Intelligent tool condition monitoring in high-speed turning of Titanium Ti-6Al-4V alloy

Abstract

Intelligent Tool Condition Monitoring (TCM) is an essential requirement in the drive towards automated machining operations. In this paper, a Multi-Layered Perceptron (MLP) neural network model has been developed for on-line condition monitoring of tool wear in high-speed turning of Titanium-based alloy (Ti-6Al-4V). Machining trials were conducted for typical rough and finish turning operations with cutting speed (90 – 120 m/min), feed rate (0.15 – 0.2 mm/rev), and depth of cut (0.5 -2.0 mm) using uncoated cemented carbide (K10 grade) inserts with Inter-national Standard Organization (ISO) designation “CNMG 120412”. The tool maximum flank wear (VBmax), cutting forces (feed force, Fx, and tangential force, Fz), and spindle motor power were measured during each machining operation.
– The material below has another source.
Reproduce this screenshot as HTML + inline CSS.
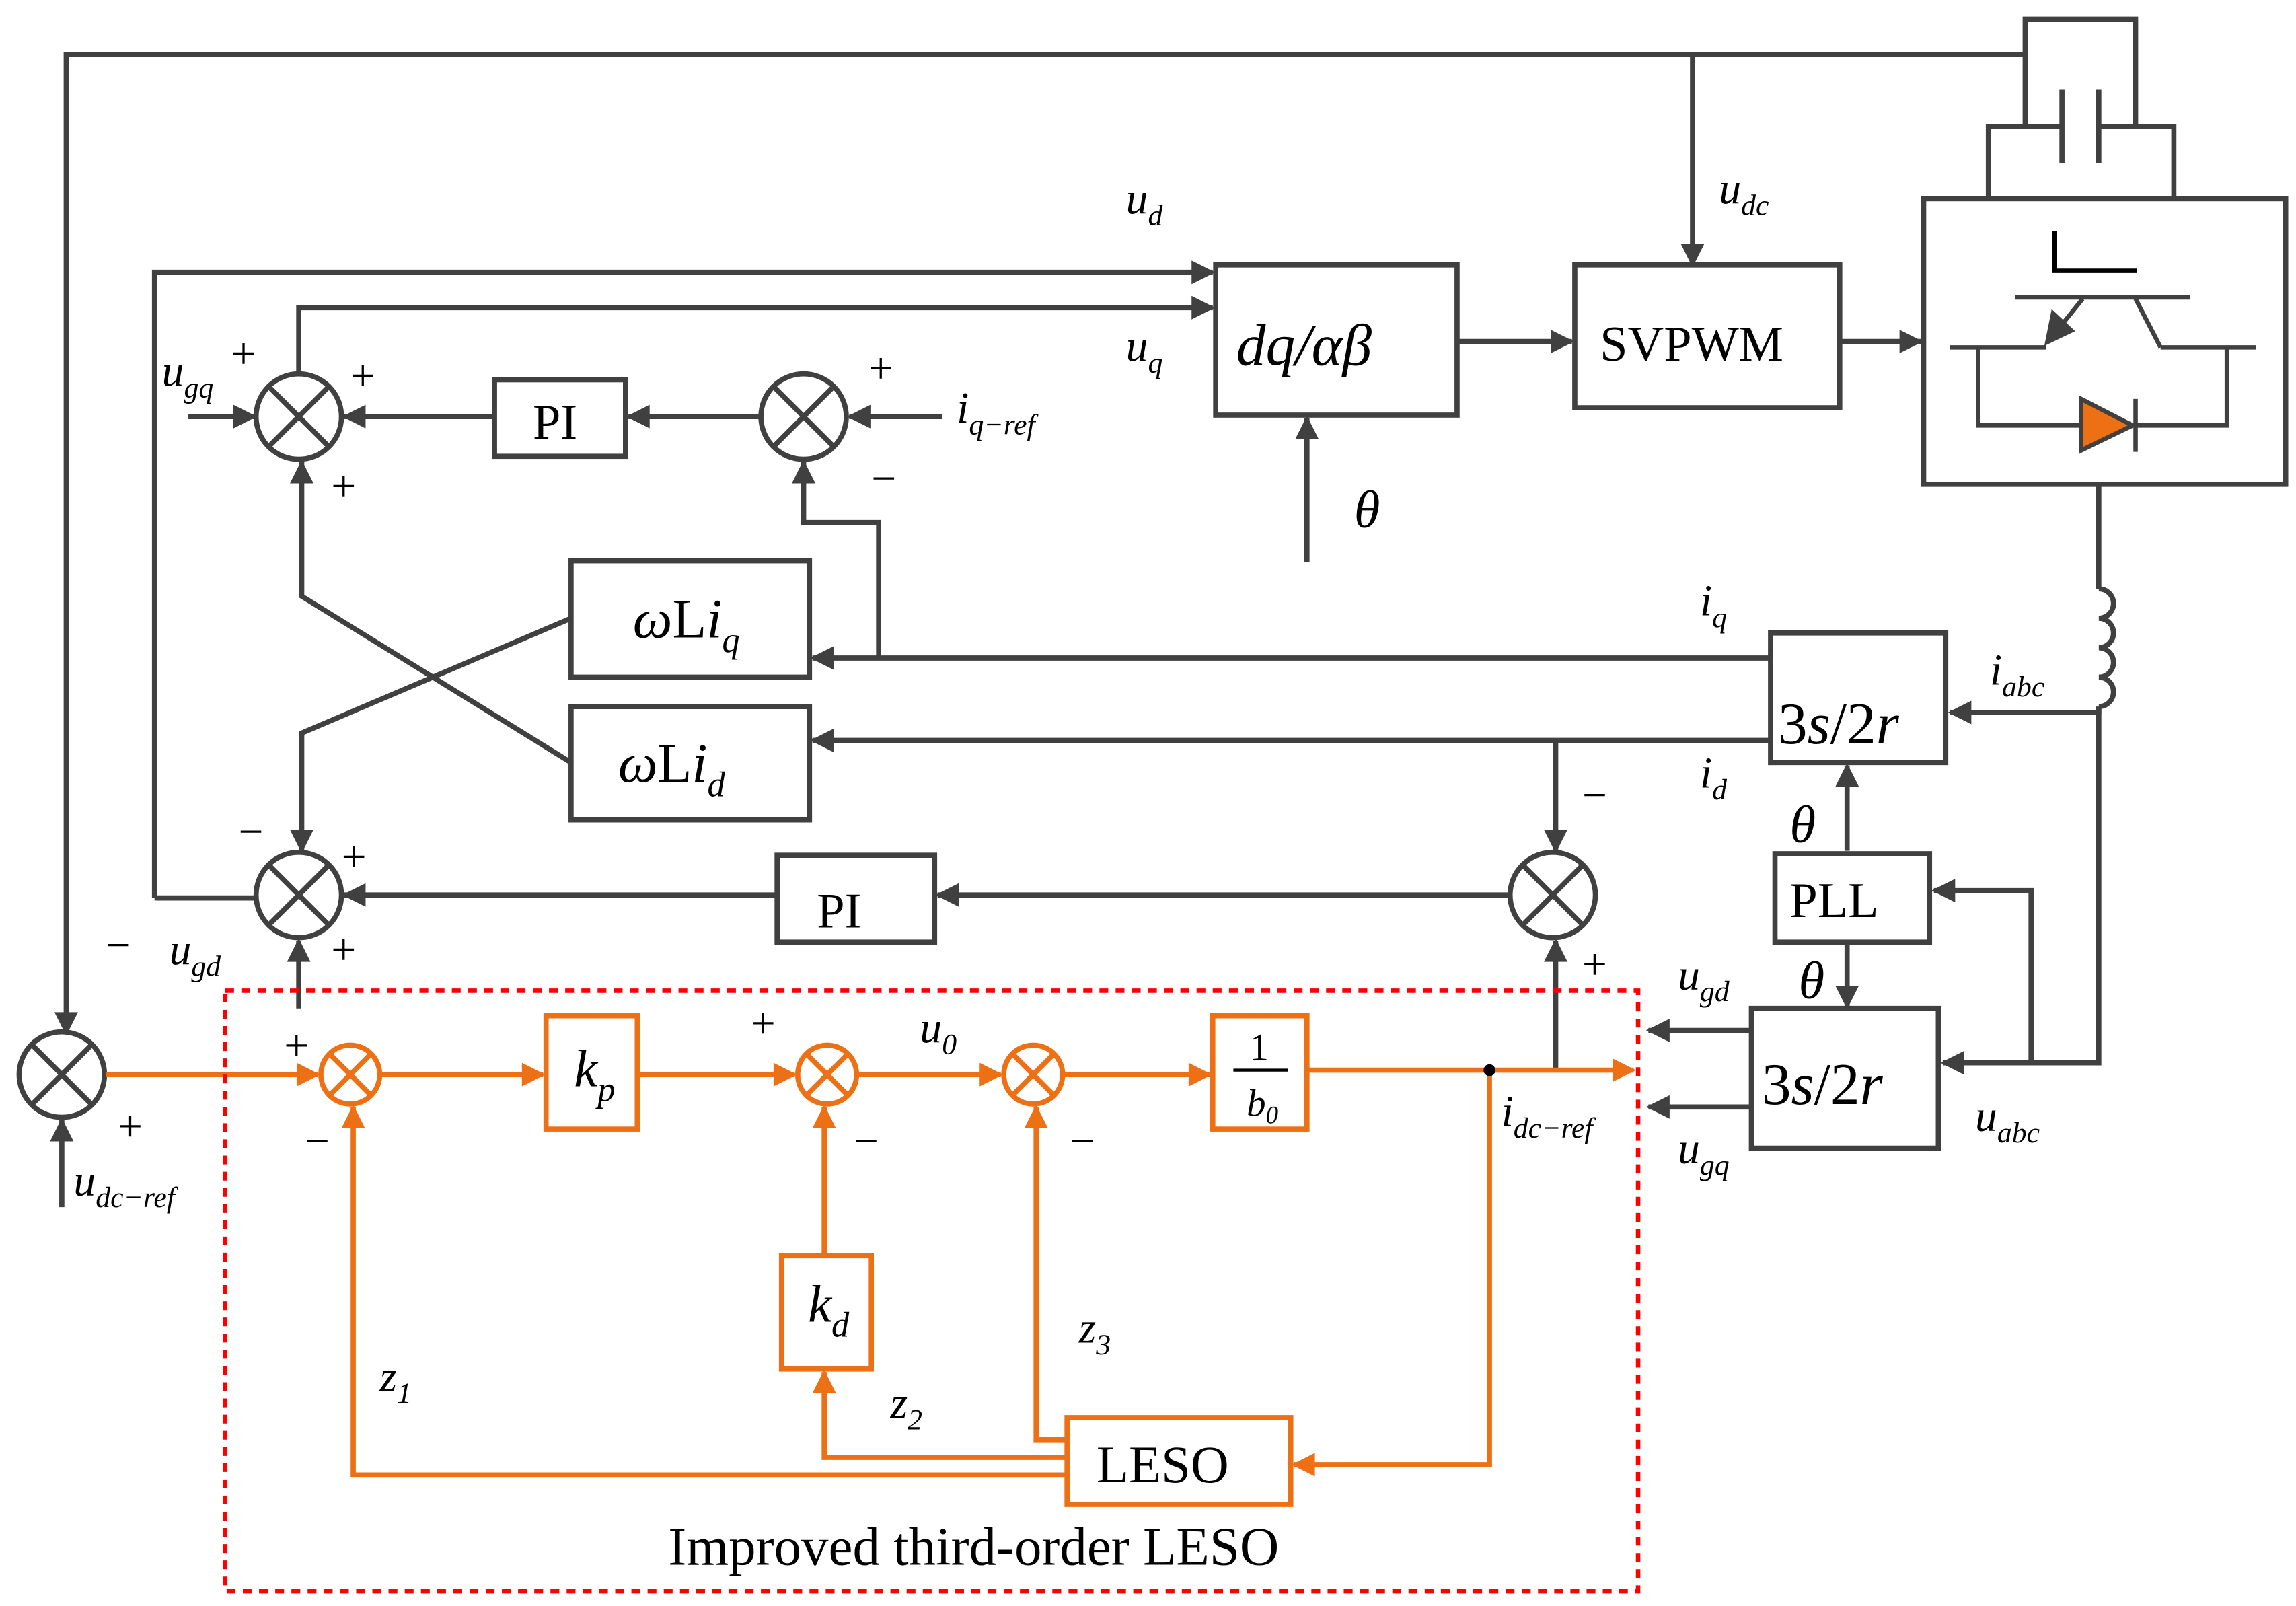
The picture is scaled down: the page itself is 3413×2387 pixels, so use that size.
<!DOCTYPE html>
<html><head><meta charset="utf-8"><style>
html,body{margin:0;padding:0;background:#fff}
svg{display:block}
text{font-family:"Liberation Serif",serif;fill:#000}
.i{font-style:italic}
</style></head><body>
<svg width="3413" height="2387" viewBox="0 0 1560 1091" preserveAspectRatio="none" xmlns="http://www.w3.org/2000/svg">
<defs>
<marker id="a" viewBox="0 0 10 10" refX="9" refY="5" markerWidth="6" markerHeight="6" orient="auto" markerUnits="userSpaceOnUse"><path d="M0,0 L10,5 L0,10 Z" fill="#404040"/></marker>
<marker id="ag" viewBox="0 0 10 10" refX="9" refY="5" markerWidth="20" markerHeight="16" orient="auto" markerUnits="userSpaceOnUse"><path d="M0,0 L10,5 L0,10 Z" fill="#404040"/></marker>
<marker id="ao" viewBox="0 0 10 10" refX="9" refY="5" markerWidth="20" markerHeight="16" orient="auto" markerUnits="userSpaceOnUse"><path d="M0,0 L10,5 L0,10 Z" fill="#ED7014"/></marker>
</defs>
<g stroke="#404040" stroke-width="3.5" fill="none">
<!-- top line -->
<polyline points="1376,37 45,37 45,702" marker-end="url(#ag)"/>
<line x1="1150" y1="37" x2="1150" y2="180" marker-end="url(#ag)"/>
<!-- capacitor -->
<polyline points="1376,86 1376,13 1451,13 1451,86"/>
<polyline points="1351,135 1351,86 1401,86"/>
<polyline points="1426,86 1477,86 1477,135"/>
<line x1="1401" y1="61" x2="1401" y2="111"/>
<line x1="1426" y1="61" x2="1426" y2="111"/>
<!-- inverter -->
<rect x="1307" y="135" width="246" height="194"/>
<line x1="1369" y1="202" x2="1488" y2="202" stroke-width="3"/>
<line x1="1415" y1="203" x2="1395" y2="228" stroke-width="3"/>
<line x1="1451" y1="203" x2="1468" y2="236" stroke-width="3"/>
<line x1="1325" y1="236" x2="1390" y2="236" stroke-width="3"/>
<line x1="1468" y1="236" x2="1533" y2="236" stroke-width="3"/>
<polyline points="1344,236 1344,289 1414,289" stroke-width="3"/>
<polyline points="1513,236 1513,289 1451,289" stroke-width="3"/>
<line x1="1451" y1="271" x2="1451" y2="307" stroke-width="3"/>
<line x1="1426" y1="329" x2="1426" y2="400"/>
<path d="M1426,400 a10,10 0 0 1 0,20 a10,10 0 0 1 0,20 a10,10 0 0 1 0,20 a10,10 0 0 1 0,20" />
<polyline points="1426,480 1426,722 1320,722" marker-end="url(#ag)"/>
<polyline points="1426,480 1426,484 1325,484" marker-end="url(#ag)"/>
<polyline points="1380,722 1380,605 1314,605" marker-end="url(#ag)"/>
<!-- boxes -->
<rect x="826" y="180" width="164" height="102"/>
<rect x="1070" y="180" width="180" height="97"/>
<rect x="336" y="258" width="89" height="52"/>
<rect x="388" y="381" width="162" height="79"/>
<rect x="388" y="480" width="162" height="77"/>
<rect x="528" y="581" width="107" height="59"/>
<rect x="1203" y="430" width="119" height="88"/>
<rect x="1206" y="580" width="105" height="60"/>
<rect x="1190" y="685" width="127" height="95"/>
<!-- junctions -->
<circle cx="203" cy="283" r="29"/><line x1="183" y1="263" x2="223" y2="303"/><line x1="223" y1="263" x2="183" y2="303"/>
<circle cx="546" cy="283" r="29"/><line x1="526" y1="263" x2="566" y2="303"/><line x1="566" y1="263" x2="526" y2="303"/>
<circle cx="203" cy="608" r="29"/><line x1="183" y1="588" x2="223" y2="628"/><line x1="223" y1="588" x2="183" y2="628"/>
<circle cx="1055" cy="608" r="29"/><line x1="1035" y1="588" x2="1075" y2="628"/><line x1="1075" y1="588" x2="1035" y2="628"/>
<circle cx="42" cy="730" r="29"/><line x1="22" y1="710" x2="62" y2="750"/><line x1="62" y1="710" x2="22" y2="750"/>
<!-- arrows -->
<line x1="990" y1="232" x2="1068" y2="232" marker-end="url(#ag)"/>
<line x1="1250" y1="232" x2="1305" y2="232" marker-end="url(#ag)"/>
<line x1="888" y1="382" x2="888" y2="284" marker-end="url(#ag)"/>
<polyline points="105,610 105,185 824,185" marker-end="url(#ag)"/>
<line x1="105" y1="610" x2="174" y2="610"/>
<polyline points="203,254 203,209 824,209" marker-end="url(#ag)"/>
<line x1="336" y1="283" x2="234" y2="283" marker-end="url(#ag)"/>
<line x1="517" y1="283" x2="427" y2="283" marker-end="url(#ag)"/>
<line x1="640" y1="283" x2="577" y2="283" marker-end="url(#ag)"/>
<line x1="128" y1="283" x2="173" y2="283" marker-end="url(#ag)"/>
<polyline points="597,447 597,355 546,355 546,314" marker-end="url(#ag)"/>
<line x1="1203" y1="447" x2="552" y2="447" marker-end="url(#ag)"/>
<line x1="1203" y1="503" x2="552" y2="503" marker-end="url(#ag)"/>
<polyline points="388,420 205,498 205,578" marker-end="url(#ag)"/>
<polyline points="388,518 205,405 205,314" marker-end="url(#ag)"/>
<line x1="1026" y1="608" x2="637" y2="608" marker-end="url(#ag)"/>
<line x1="528" y1="608" x2="234" y2="608" marker-end="url(#ag)"/>
<line x1="1057" y1="503" x2="1057" y2="578" marker-end="url(#ag)"/>
<line x1="203" y1="685" x2="203" y2="639" marker-end="url(#ag)"/>
<line x1="1057" y1="727" x2="1057" y2="639" marker-end="url(#ag)"/>
<line x1="1255" y1="578" x2="1255" y2="520" marker-end="url(#ag)"/>
<line x1="1255" y1="640" x2="1255" y2="684" marker-end="url(#ag)"/>
<line x1="1190" y1="700" x2="1120" y2="700" marker-end="url(#ag)"/>
<line x1="1190" y1="752" x2="1120" y2="752" marker-end="url(#ag)"/>
<line x1="42" y1="820" x2="42" y2="761" marker-end="url(#ag)"/>
</g>
<path d="M1389,235 L1394,210 L1410,225 Z" fill="#404040"/>
<polyline points="1396,157 1396,184 1452,184" stroke="#000" stroke-width="3" fill="none"/>
<path d="M1414,271 L1449,289 L1414,306 Z" fill="#ED7014" stroke="#404040" stroke-width="3"/>
<!-- orange -->
<g stroke="#ED7014" stroke-width="3.5" fill="none">
<line x1="72" y1="730" x2="216" y2="730" marker-end="url(#ao)"/>
<circle cx="238" cy="730" r="20"/><line x1="224" y1="716" x2="252" y2="744"/><line x1="252" y1="716" x2="224" y2="744"/>
<circle cx="562" cy="730" r="20"/><line x1="548" y1="716" x2="576" y2="744"/><line x1="576" y1="716" x2="548" y2="744"/>
<circle cx="702" cy="730" r="20"/><line x1="688" y1="716" x2="716" y2="744"/><line x1="716" y1="716" x2="688" y2="744"/>
<rect x="371" y="690" width="62" height="77"/>
<rect x="824" y="690" width="64" height="77"/>
<rect x="531" y="853" width="61" height="77"/>
<rect x="725" y="963" width="152" height="59"/>
<line x1="258" y1="730" x2="369" y2="730" marker-end="url(#ao)"/>
<line x1="433" y1="730" x2="540" y2="730" marker-end="url(#ao)"/>
<line x1="582" y1="730" x2="680" y2="730" marker-end="url(#ao)"/>
<line x1="722" y1="730" x2="822" y2="730" marker-end="url(#ao)"/>
<line x1="888" y1="727" x2="1110" y2="727" marker-end="url(#ao)"/>
<polyline points="1012,727 1012,995 879,995" marker-end="url(#ao)"/>
<polyline points="725,1002 240,1002 240,752" marker-end="url(#ao)"/>
<polyline points="725,990 560,990 560,932" marker-end="url(#ao)"/>
<line x1="560" y1="853" x2="560" y2="752" marker-end="url(#ao)"/>
<polyline points="725,978 704,978 704,752" marker-end="url(#ao)"/>
</g>
<circle cx="1012" cy="727" r="4" fill="#000"/>
<rect x="153" y="673" width="960" height="408" fill="none" stroke="#FF0000" stroke-width="3" stroke-dasharray="6,5"/>
<!-- texts -->
<g font-size="36">
<text x="840" y="248" class="i" font-size="40">dq/αβ</text>
<text x="1087" y="245" font-size="34">SVPWM</text>
<text x="362" y="298" font-size="34">PI</text>
<text x="555" y="630" font-size="34">PI</text>
<text x="1216" y="623" font-size="34">PLL</text>
<text x="1208" y="505" font-size="40">3<tspan class="i">s</tspan>/2<tspan class="i">r</tspan></text>
<text x="1197" y="750" font-size="40">3<tspan class="i">s</tspan>/2<tspan class="i">r</tspan></text>
<text x="430" y="433" font-size="38"><tspan class="i">ω</tspan>L<tspan class="i">i</tspan><tspan class="i" font-size="24" dy="10">q</tspan></text>
<text x="420" y="531" font-size="38"><tspan class="i">ω</tspan>L<tspan class="i">i</tspan><tspan class="i" font-size="24" dy="10">d</tspan></text>
<text x="390" y="738" class="i">k<tspan font-size="24" dy="10">p</tspan></text>
<text x="549" y="898" class="i">k<tspan font-size="24" dy="10">d</tspan></text>
<text x="849" y="720" font-size="26">1</text>
<line x1="838" y1="727" x2="875" y2="727" stroke="#000" stroke-width="2"/>
<text x="847" y="758" class="i" font-size="26">b<tspan font-size="17" dy="5">0</tspan></text>
<text x="745" y="1007" font-size="36">LESO</text>
<text x="454" y="1063" font-size="37">Improved third-order LESO</text>
<text x="920" y="358" class="i">θ</text>
<text x="1216" y="572" class="i">θ</text>
<text x="1222" y="678" class="i">θ</text>
<g font-size="30" class="i">
<text x="765" y="145">u<tspan font-size="20" dy="8">d</tspan></text>
<text x="765" y="245">u<tspan font-size="20" dy="8">q</tspan></text>
<text x="1168" y="138">u<tspan font-size="20" dy="8">dc</tspan></text>
<text x="110" y="262">u<tspan font-size="20" dy="8">gq</tspan></text>
<text x="650" y="287">i<tspan font-size="20" dy="8">q−ref</tspan></text>
<text x="1155" y="418">i<tspan font-size="20" dy="8">q</tspan></text>
<text x="1155" y="535">i<tspan font-size="20" dy="8">d</tspan></text>
<text x="1352" y="465">i<tspan font-size="20" dy="8">abc</tspan></text>
<text x="1342" y="768">u<tspan font-size="20" dy="8">abc</tspan></text>
<text x="1140" y="672">u<tspan font-size="20" dy="8">gd</tspan></text>
<text x="1140" y="790">u<tspan font-size="20" dy="8">gq</tspan></text>
<text x="115" y="655">u<tspan font-size="20" dy="8">gd</tspan></text>
<text x="50" y="812">u<tspan font-size="20" dy="8">dc−ref</tspan></text>
<text x="1020" y="765">i<tspan font-size="20" dy="8">dc−ref</tspan></text>
<text x="625" y="708">u<tspan font-size="20" dy="8">0</tspan></text>
<text x="258" y="945">z<tspan font-size="20" dy="8">1</tspan></text>
<text x="605" y="963">z<tspan font-size="20" dy="8">2</tspan></text>
<text x="733" y="912">z<tspan font-size="20" dy="8">3</tspan></text>
</g>
<g font-size="30">
<text x="157" y="250">+</text><text x="238" y="265">+</text><text x="225" y="340">+</text>
<text x="590" y="260">+</text><text x="592" y="335">−</text>
<text x="162" y="575">−</text><text x="232" y="592">+</text><text x="225" y="655">+</text>
<text x="72" y="652">−</text><text x="1075" y="550">−</text><text x="1075" y="665">+</text>
<text x="80" y="775">+</text><text x="193" y="720">+</text><text x="207" y="785">−</text>
<text x="510" y="705">+</text><text x="580" y="785">−</text><text x="727" y="785">−</text>
</g>
</g>
</svg>
</body></html>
The cutting parameters (cutting speed, feed rate, and depth of cut), and cutting force and spindle power were used in isolation or in combination as input dataset in training the neural network to predict wear land on cutting tool at different stages of wear propagation (light, medium and heavy). The neural network model was designed using Matlab® neural toolbox. Accuracy of model for the prediction of tool wear at different wear stages were evaluated based on the Percentage Error (PE) for both roughing and finishing operations. Results showed that, the heavy wear stage (PE = ±5%) was predicted more accurately compared to the light (PE = +5 to -10%) and medium (PE = +25 to -30%) wear stages. The combination of the force, power signals and cutting parameters improved performance of the model.